(Excerpted data)
########################################
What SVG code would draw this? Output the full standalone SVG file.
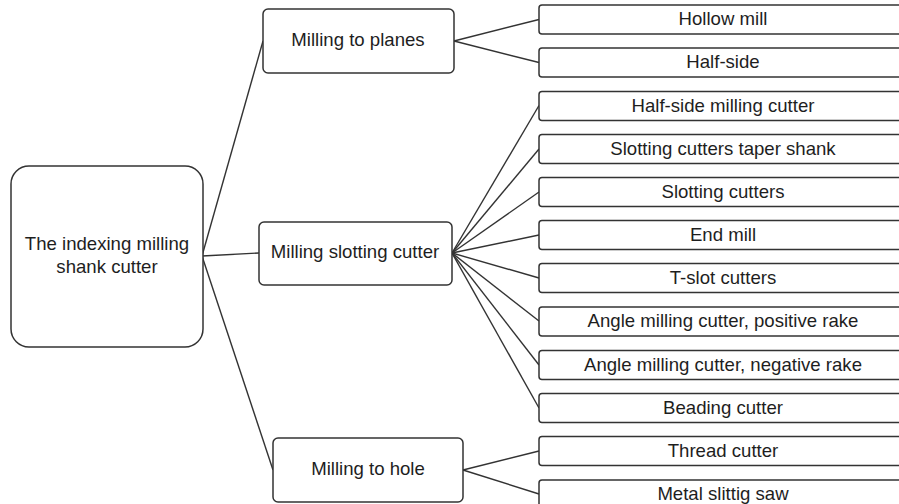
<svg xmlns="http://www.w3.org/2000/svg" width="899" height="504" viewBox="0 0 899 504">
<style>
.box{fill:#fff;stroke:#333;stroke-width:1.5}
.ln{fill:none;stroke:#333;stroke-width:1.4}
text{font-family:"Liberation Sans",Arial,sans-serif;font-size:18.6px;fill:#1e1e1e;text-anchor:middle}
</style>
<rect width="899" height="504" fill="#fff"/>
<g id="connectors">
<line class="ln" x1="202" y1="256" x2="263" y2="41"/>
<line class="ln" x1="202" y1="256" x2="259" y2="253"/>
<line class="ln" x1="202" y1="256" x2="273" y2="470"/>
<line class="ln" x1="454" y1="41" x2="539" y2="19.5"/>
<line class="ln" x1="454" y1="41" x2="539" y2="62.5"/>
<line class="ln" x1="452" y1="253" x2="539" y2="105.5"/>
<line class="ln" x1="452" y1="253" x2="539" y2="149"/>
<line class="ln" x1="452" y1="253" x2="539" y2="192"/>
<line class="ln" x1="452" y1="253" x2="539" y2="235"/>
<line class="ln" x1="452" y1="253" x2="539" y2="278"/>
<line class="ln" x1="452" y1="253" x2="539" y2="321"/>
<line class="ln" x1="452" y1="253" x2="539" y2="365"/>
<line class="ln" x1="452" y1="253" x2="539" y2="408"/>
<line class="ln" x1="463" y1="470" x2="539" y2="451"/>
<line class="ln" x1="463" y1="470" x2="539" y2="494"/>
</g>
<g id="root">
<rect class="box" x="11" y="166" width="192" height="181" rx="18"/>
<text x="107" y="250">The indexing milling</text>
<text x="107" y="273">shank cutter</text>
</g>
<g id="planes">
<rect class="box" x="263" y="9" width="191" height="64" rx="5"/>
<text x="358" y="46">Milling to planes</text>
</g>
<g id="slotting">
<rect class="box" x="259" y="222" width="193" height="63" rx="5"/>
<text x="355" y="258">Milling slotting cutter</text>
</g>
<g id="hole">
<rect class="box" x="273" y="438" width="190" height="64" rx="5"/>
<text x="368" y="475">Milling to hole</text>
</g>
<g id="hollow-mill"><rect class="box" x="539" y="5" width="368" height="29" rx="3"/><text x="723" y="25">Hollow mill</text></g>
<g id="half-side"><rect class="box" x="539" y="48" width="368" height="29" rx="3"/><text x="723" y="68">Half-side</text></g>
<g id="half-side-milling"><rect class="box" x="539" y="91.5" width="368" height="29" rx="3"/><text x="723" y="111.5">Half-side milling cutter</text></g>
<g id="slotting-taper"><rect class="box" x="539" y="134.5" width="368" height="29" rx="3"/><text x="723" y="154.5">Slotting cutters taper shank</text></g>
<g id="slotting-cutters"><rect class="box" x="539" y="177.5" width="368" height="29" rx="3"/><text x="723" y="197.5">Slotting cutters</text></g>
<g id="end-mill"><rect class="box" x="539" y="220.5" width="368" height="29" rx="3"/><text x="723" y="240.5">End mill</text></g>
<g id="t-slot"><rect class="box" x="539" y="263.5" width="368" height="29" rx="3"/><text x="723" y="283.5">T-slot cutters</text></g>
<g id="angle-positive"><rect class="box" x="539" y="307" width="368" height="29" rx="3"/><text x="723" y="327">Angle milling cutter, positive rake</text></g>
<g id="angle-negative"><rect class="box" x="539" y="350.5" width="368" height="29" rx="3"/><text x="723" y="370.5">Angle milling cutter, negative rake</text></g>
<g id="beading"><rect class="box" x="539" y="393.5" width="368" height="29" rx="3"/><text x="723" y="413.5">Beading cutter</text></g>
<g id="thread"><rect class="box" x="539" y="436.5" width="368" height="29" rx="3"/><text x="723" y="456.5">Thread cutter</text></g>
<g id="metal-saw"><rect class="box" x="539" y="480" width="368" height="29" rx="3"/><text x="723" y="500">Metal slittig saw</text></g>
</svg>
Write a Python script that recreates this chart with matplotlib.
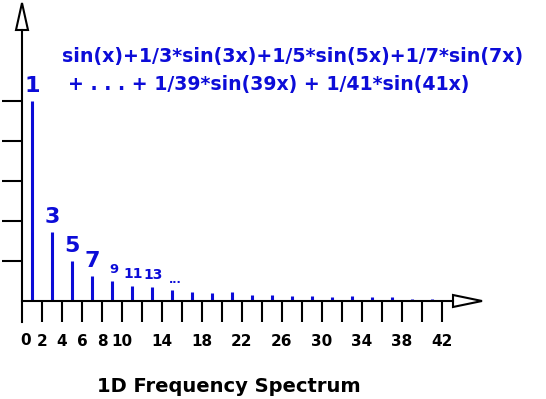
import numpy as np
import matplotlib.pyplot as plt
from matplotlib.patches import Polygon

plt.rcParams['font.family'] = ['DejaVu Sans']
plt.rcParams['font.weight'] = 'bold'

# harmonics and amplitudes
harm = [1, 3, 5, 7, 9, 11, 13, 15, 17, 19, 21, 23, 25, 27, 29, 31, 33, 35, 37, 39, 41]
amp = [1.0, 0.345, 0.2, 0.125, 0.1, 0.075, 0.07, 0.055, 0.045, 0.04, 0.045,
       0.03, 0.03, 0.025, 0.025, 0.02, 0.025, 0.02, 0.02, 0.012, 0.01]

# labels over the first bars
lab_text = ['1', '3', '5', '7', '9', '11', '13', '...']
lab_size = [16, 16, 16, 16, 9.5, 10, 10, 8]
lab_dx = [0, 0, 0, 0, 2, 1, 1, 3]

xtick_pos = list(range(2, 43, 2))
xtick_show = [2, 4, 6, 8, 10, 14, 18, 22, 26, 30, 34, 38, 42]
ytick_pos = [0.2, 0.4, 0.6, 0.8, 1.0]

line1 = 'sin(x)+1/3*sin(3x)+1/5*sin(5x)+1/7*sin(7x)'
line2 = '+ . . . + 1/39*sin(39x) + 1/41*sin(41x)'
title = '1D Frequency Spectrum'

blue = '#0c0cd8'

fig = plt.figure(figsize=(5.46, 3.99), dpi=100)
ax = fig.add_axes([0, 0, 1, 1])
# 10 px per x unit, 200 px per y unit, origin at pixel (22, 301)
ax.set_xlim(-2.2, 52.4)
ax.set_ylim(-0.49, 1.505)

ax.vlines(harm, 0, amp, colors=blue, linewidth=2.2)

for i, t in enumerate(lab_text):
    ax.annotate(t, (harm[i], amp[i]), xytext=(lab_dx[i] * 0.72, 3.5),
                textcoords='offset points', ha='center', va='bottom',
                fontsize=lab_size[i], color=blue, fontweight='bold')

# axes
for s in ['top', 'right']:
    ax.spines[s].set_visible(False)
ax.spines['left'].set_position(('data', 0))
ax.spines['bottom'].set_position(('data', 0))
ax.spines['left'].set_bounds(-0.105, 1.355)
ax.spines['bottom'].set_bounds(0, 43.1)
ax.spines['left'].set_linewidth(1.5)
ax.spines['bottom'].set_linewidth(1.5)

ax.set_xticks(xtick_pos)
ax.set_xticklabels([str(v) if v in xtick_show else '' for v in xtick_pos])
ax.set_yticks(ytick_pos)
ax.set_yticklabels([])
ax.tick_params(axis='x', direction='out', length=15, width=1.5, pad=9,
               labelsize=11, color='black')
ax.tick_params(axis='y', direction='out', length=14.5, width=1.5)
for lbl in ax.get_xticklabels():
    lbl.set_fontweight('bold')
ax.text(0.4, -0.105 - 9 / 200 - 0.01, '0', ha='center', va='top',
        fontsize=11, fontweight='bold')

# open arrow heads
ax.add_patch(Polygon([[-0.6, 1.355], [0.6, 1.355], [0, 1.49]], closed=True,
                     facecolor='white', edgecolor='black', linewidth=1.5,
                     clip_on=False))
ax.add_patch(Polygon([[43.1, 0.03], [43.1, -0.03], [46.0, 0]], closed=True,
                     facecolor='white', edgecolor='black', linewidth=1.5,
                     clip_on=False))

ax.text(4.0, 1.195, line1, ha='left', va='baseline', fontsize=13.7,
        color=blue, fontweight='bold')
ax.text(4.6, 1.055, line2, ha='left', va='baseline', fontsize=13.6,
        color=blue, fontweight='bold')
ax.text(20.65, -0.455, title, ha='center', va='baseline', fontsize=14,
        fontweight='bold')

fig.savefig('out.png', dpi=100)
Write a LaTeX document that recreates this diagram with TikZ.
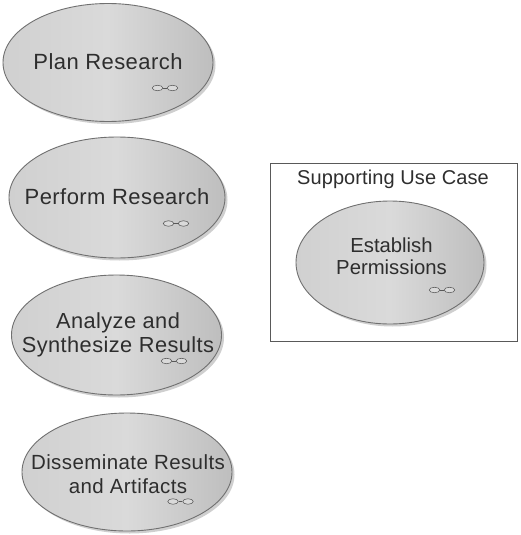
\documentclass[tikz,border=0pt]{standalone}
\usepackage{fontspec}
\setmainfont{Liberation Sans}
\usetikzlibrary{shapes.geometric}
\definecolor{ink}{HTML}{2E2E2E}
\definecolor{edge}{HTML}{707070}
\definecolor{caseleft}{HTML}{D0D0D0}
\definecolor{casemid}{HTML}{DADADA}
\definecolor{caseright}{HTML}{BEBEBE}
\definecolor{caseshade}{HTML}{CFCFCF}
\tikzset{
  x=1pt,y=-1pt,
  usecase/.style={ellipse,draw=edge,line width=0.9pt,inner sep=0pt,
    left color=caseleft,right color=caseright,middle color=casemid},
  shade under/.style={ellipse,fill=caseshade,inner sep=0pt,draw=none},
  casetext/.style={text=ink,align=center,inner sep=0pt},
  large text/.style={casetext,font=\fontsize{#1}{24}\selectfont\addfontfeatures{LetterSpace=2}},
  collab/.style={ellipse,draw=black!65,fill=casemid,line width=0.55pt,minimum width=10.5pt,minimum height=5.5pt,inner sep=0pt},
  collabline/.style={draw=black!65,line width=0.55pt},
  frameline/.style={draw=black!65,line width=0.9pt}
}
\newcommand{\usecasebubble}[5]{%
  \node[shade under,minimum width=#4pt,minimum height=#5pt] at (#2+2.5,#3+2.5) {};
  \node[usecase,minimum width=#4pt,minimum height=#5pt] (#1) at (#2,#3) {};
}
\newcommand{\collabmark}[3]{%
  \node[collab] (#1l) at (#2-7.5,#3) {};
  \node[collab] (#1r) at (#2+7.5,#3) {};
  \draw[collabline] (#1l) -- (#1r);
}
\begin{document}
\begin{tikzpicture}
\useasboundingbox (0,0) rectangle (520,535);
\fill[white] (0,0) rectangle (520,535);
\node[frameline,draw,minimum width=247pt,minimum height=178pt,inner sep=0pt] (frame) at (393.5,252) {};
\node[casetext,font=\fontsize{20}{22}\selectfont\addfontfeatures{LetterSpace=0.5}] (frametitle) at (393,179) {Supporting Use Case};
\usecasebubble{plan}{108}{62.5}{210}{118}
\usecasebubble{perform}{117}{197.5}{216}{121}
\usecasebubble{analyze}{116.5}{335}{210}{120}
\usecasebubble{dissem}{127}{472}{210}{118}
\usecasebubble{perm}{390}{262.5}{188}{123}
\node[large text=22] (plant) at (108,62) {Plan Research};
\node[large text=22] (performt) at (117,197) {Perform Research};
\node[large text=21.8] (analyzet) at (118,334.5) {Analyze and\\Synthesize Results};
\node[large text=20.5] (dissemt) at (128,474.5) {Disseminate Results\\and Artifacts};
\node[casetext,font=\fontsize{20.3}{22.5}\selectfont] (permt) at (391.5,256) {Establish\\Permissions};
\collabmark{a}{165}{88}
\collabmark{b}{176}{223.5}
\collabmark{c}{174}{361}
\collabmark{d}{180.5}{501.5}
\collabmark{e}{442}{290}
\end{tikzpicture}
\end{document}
########################################
(The task) Identify and copy the lines holding the word "draw".

(Task output)
What SVG code would draw this? Output the full standalone SVG file.
  usecase/.style={ellipse,draw=edge,line width=0.9pt,inner sep=0pt,
  shade under/.style={ellipse,fill=caseshade,inner sep=0pt,draw=none},
  collab/.style={ellipse,draw=black!65,fill=casemid,line width=0.55pt,minimum width=10.5pt,minimum height=5.5pt,inner sep=0pt},
  collabline/.style={draw=black!65,line width=0.55pt},
  frameline/.style={draw=black!65,line width=0.9pt}
  \draw[collabline] (#1l) -- (#1r);
\node[frameline,draw,minimum width=247pt,minimum height=178pt,inner sep=0pt] (frame) at (393.5,252) {};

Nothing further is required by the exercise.